For those looking to venture north of the city, art galleries Blum & Poe and Mendes Wood DM have teamed up with art and design fair platform Object & Thing for a takeover of the Gerald Luss House in Ossining, New York. Built in 1955 by the architect responsible for the interiors of the Time-Life building, the mid-century landmark will serve as a backdrop for a group show of recent works by 18 international artists, including Lucas Arruda, Cecily Brown, Eddie Martinez, Ritsue Mishima, Paulo Monteiro, Johnny Ortiz, and Marina Perez Simão. Standout pieces include Alma Allen’s site-specific marble sculpture Not Yet Titled (2019).

MADISON AVENUE ART & DESIGN WEEKEND
Various galleries on Madison Avenue, between 57th and 86th streets
May 14 to 16

An installation view of Eva Hesse/Hannah Wilke: Erotic Abstraction at Acquavella Galleries
Images © The Estate of Eva Hesse (courtesy Hauser & Wirth), photo courtesy of Madison Avenue B.I.D.

The Madison Avenue B.I.D. is supporting an art-filled weekend on the Upper East Side. In a partnership with Design Pavilion, Arts Thread, and NYCxDesign, graduating students from the School of Visual Arts will showcase their work in store windows along the street.

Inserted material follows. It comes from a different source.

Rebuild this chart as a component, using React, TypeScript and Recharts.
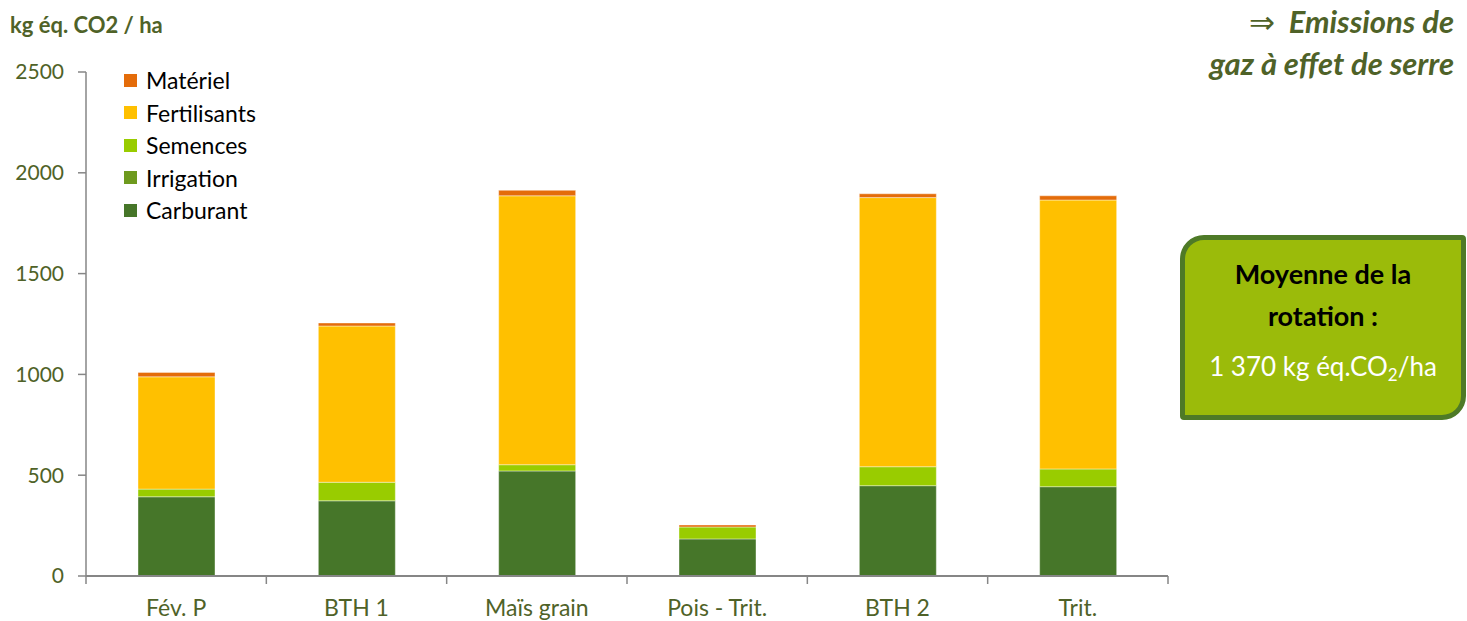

Meanwhile, on Saturday May 15, several prestigious galleries — including Acquavella, Ceysson & Bénétière, Henrique Faria, Gagosian, Galerie Gmurzynska, Hirschl & Adler, Kapoor Galleries, Miyako Yoshinaga Gallery, Robilant+Voena, Rosenberg & Co., and Skarstedt Gallery, among many others — are opening their doors for tours and discussions of their current exhibitions. Visits can be scheduled online here.

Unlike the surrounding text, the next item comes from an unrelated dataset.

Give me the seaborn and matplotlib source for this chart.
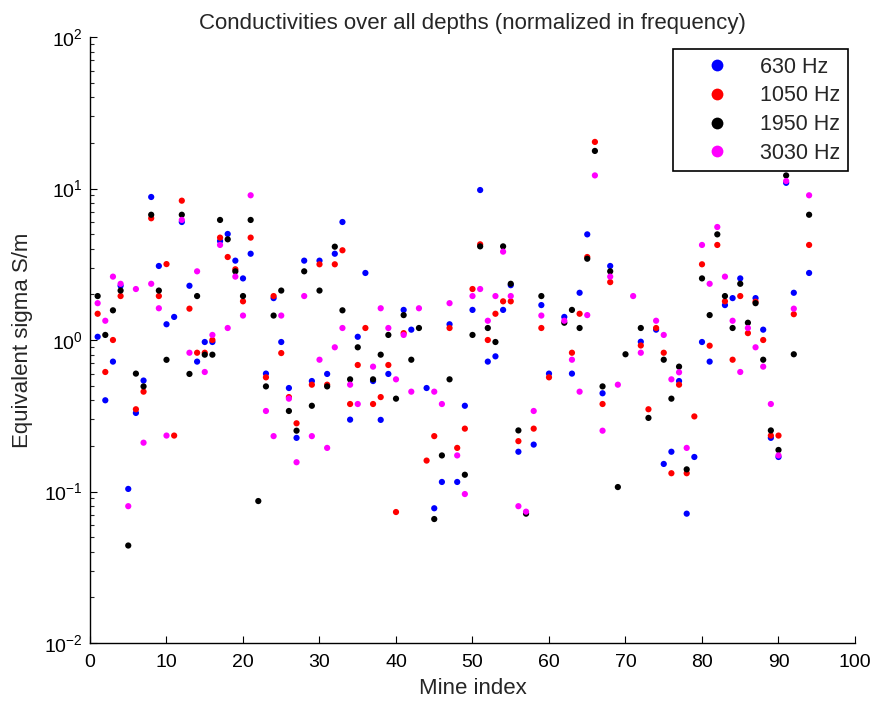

ARCMANORO NILES: “HEY TOMORROW, DO YOU HAVE SOME ROOM FOR ME (FAILURE IS A PART OF BEING ALIVE)”
Lehmann Maupin, 501 West 24th Street
June 3 to August 28

Sunday Morning I’m Too Tired To Go To Church (Night Shift), a 2020 mixed media work canvas by Arcmanoro Niles
Image courtesy of Lehmann Maupin

For his first show at Lehmann Maupin, Arcmanoro Niles offers a series of brightly hued autobiographical pieces — portraits, still lifes, and a landscape — that continue his critical investigation of seemingly mundane aspects of daily life. “His subjects, which are drawn from photographs of friends and relatives and from deep memories of his past,” says David Maupin, “offer a highly personal record of contemporary life.”